— Directions for this task —
Starting at the first line of the listing below, repeat each line up to and including the one containing "x_ticks = [0, 10, 20, 30, 40, 50, 60]". Leave out pictures.

— Record list —
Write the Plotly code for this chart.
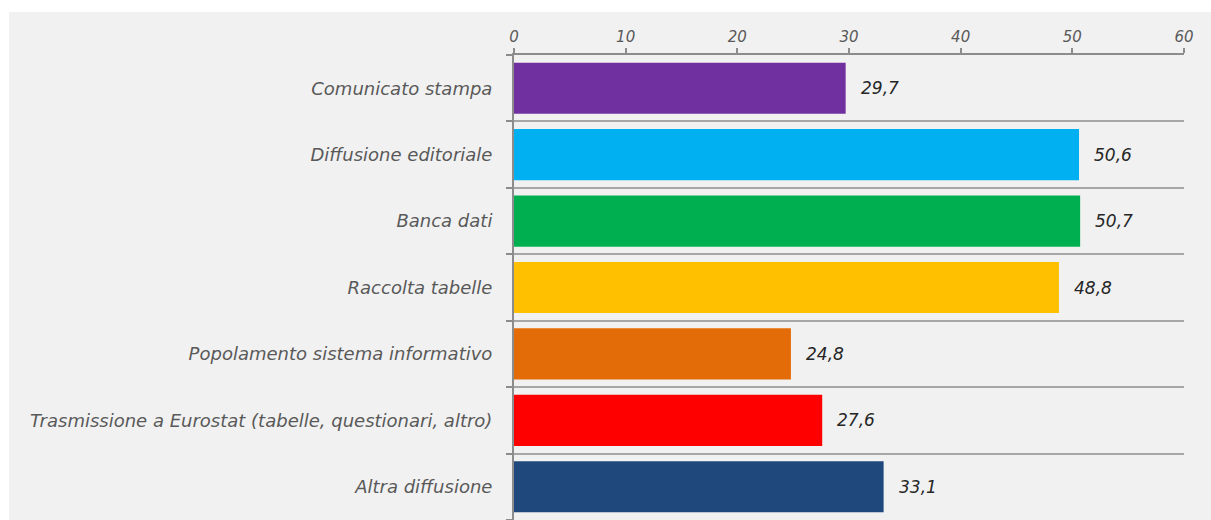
import plotly.graph_objects as go

categories = [
    "Comunicato stampa",
    "Diffusione editoriale",
    "Banca dati",
    "Raccolta tabelle",
    "Popolamento sistema informativo",
    "Trasmissione a Eurostat (tabelle, questionari, altro)",
    "Altra diffusione",
]
values = [29.7, 50.6, 50.7, 48.8, 24.8, 27.6, 33.1]
value_labels = ["29,7", "50,6", "50,7", "48,8", "24,8", "27,6", "33,1"]
colors = ["#7030a0", "#00b0f0", "#00b050", "#ffc000", "#e36c09", "#ff0000", "#1f497d"]
x_ticks = [0, 10, 20, 30, 40, 50, 60]

FONT = "DejaVu Sans, Verdana, sans-serif"
BG = "#f1f1f1"

fig = go.Figure()
fig.add_trace(go.Bar(
    y=categories, x=values, orientation="h",
    marker=dict(color=colors, line=dict(width=0)),
    width=0.77,
    hoverinfo="skip",
))

annotations = []
for c, v, t in zip(categories, values, value_labels):
    annotations.append(dict(
        x=v, y=c, xref="x", yref="y", text="<i>" + t + "</i>",
        showarrow=False, xanchor="left", yanchor="middle", xshift=13,
        font=dict(family=FONT, size=17, color="#262626"),
    ))

# body margin is removed below, so figure coords = page coords
W, H = 1211, 520
L, R, T, B = 514, 27, 55, 0
pw, ph = W - L - R, H - T - B
shapes = [
    dict(type="rect", xref="paper", yref="paper", layer="below",
         x0=-L / pw - 0.01, x1=(W - L) / pw + 0.01,
         y0=(H - 12) / ph, y1=H / ph + 0.01,
         fillcolor="white", line=dict(width=0)),
    dict(type="rect", xref="paper", yref="paper", layer="below",
         x0=-L / pw - 0.01, x1=(9 - L) / pw,
         y0=-0.02, y1=H / ph + 0.01,
         fillcolor="white", line=dict(width=0)),
]

fig.update_layout(
    width=W, height=H,
    margin=dict(l=L, r=R, t=T, b=B, pad=0),
    paper_bgcolor=BG, plot_bgcolor=BG,
    showlegend=False,
    bargap=0.23,
    shapes=shapes,
    annotations=annotations,
    xaxis=dict(
        side="top", range=[0, 60], tickvals=x_ticks,
        ticktext=["<i>%d</i>" % v for v in x_ticks],
        showgrid=False, zeroline=False,
        showline=True, linecolor="#8c8c8c", linewidth=1.5,
        ticks="outside", ticklen=5, tickwidth=1.5, tickcolor="#8c8c8c",
        tickfont=dict(family=FONT, size=15, color="#595959"),
        fixedrange=True,
    ),
    yaxis=dict(
        type="category", categoryorder="array", categoryarray=categories,
        range=[6.5, -0.5],
        tickson="boundaries",
        ticktext=["<i>" + c + "</i>" for c in categories], tickvals=categories,
        showgrid=True, gridcolor="#a6a6a6", gridwidth=1.5,
        showline=True, linecolor="#8c8c8c", linewidth=2,
        ticks="outside", ticklen=6, tickwidth=1.5, tickcolor="#8c8c8c",
        ticklabelstandoff=16,
        tickfont=dict(family=FONT, size=18, color="#595959"),
        zeroline=False, fixedrange=True,
    ),
)

fig.write_html(
    "out.html",
    config={"displayModeBar": False},
    post_script="document.body.style.margin='0';"
                "document.documentElement.style.overflow='hidden';",
)
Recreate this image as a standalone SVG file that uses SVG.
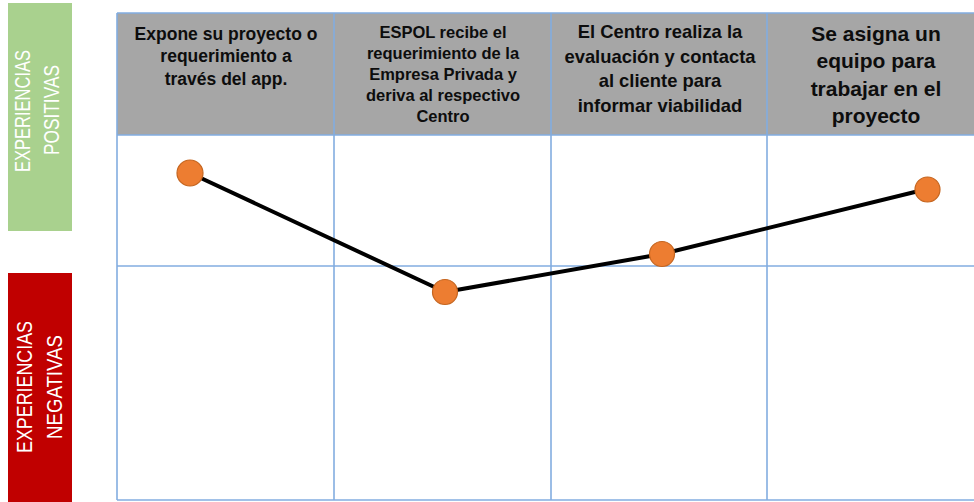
<svg xmlns="http://www.w3.org/2000/svg" width="974" height="502" viewBox="0 0 974 502">
  <style>
    .grid { stroke: #82ade0; stroke-width: 1.6; fill: none; }
    .hdr { fill: #a6a6a6; }
    .ht { font-family: "Liberation Sans", Arial, sans-serif; font-weight: bold; fill: #0d0d0d; text-anchor: middle; }
    .lbl { font-family: "Liberation Sans", Arial, sans-serif; fill: #ffffff; text-anchor: middle; font-size: 21.5px; }
    .dot { fill: #ed7d31; stroke: #c5651f; stroke-width: 1.2; }
    .conn { fill: none; stroke: #000000; stroke-width: 4; stroke-linejoin: round; }
  </style>
  <rect width="974" height="502" fill="#ffffff"/>

  <g id="label-positivas">
    <rect x="8" y="3" width="64" height="228" fill="#a9d18e"/>
    <text class="lbl" transform="translate(30,111) rotate(-90)" textLength="122" lengthAdjust="spacingAndGlyphs">EXPERIENCIAS</text>
    <text class="lbl" transform="translate(59,110) rotate(-90)" textLength="90" lengthAdjust="spacingAndGlyphs">POSITIVAS</text>
  </g>
  <g id="label-negativas">
    <rect x="8" y="273" width="64" height="229" fill="#c00000"/>
    <text class="lbl" transform="translate(32,387) rotate(-90)" textLength="132" lengthAdjust="spacingAndGlyphs">EXPERIENCIAS</text>
    <text class="lbl" transform="translate(62,387) rotate(-90)" textLength="104" lengthAdjust="spacingAndGlyphs">NEGATIVAS</text>
  </g>

  <g id="table">
    <rect class="hdr" x="117" y="13" width="857" height="122"/>
    <line class="grid" x1="117" y1="13" x2="974" y2="13"/>
    <line class="grid" x1="117" y1="135" x2="974" y2="135"/>
    <line class="grid" x1="117" y1="266" x2="974" y2="266"/>
    <line class="grid" x1="117" y1="500" x2="974" y2="500"/>
    <line class="grid" x1="117" y1="13" x2="117" y2="500"/>
    <line class="grid" x1="334" y1="13" x2="334" y2="500"/>
    <line class="grid" x1="551" y1="13" x2="551" y2="500"/>
    <line class="grid" x1="767" y1="13" x2="767" y2="500"/>
  </g>

  <g id="step-1">
    <text class="ht" font-size="17.5" x="226" y="39.5">Expone su proyecto o</text>
    <text class="ht" font-size="17.5" x="226" y="62">requerimiento a</text>
    <text class="ht" font-size="17.5" x="226" y="84.5">través del app.</text>
  </g>
  <g id="step-2">
    <text class="ht" font-size="16.5" x="443" y="37.5">ESPOL recibe el</text>
    <text class="ht" font-size="16.5" x="443" y="58.6">requerimiento de la</text>
    <text class="ht" font-size="16.5" x="443" y="79.7">Empresa Privada y</text>
    <text class="ht" font-size="16.5" x="443" y="100.8">deriva al respectivo</text>
    <text class="ht" font-size="16.5" x="443" y="121.9">Centro</text>
  </g>
  <g id="step-3">
    <text class="ht" font-size="18.4" x="660" y="38.3">El Centro realiza la</text>
    <text class="ht" font-size="18.4" x="660" y="62.8">evaluación y contacta</text>
    <text class="ht" font-size="18.4" x="660" y="87.2">al cliente para</text>
    <text class="ht" font-size="18.4" x="660" y="111.7">informar viabilidad</text>
  </g>
  <g id="step-4">
    <text class="ht" font-size="21" x="876" y="41">Se asigna un</text>
    <text class="ht" font-size="21" x="876" y="68.3">equipo para</text>
    <text class="ht" font-size="21" x="876" y="95.6">trabajar en el</text>
    <text class="ht" font-size="21" x="876" y="123">proyecto</text>
  </g>

  <g id="connectors">
    <polyline class="conn" points="190,173 445,292 662,254 927,189"/>
  </g>

  <g id="point-1"><circle class="dot" cx="190" cy="173" r="13"/></g>
  <g id="point-2"><circle class="dot" cx="445" cy="292" r="12.5"/></g>
  <g id="point-3"><circle class="dot" cx="662" cy="254" r="12.5"/></g>
  <g id="point-4"><circle class="dot" cx="927.5" cy="189.5" r="12.5"/></g>
</svg>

— Solution for this problem —
Write the Plotly code for this chart.
import plotly.graph_objects as go

categories = [
    "Comunicato stampa",
    "Diffusione editoriale",
    "Banca dati",
    "Raccolta tabelle",
    "Popolamento sistema informativo",
    "Trasmissione a Eurostat (tabelle, questionari, altro)",
    "Altra diffusione",
]
values = [29.7, 50.6, 50.7, 48.8, 24.8, 27.6, 33.1]
value_labels = ["29,7", "50,6", "50,7", "48,8", "24,8", "27,6", "33,1"]
colors = ["#7030a0", "#00b0f0", "#00b050", "#ffc000", "#e36c09", "#ff0000", "#1f497d"]
x_ticks = [0, 10, 20, 30, 40, 50, 60]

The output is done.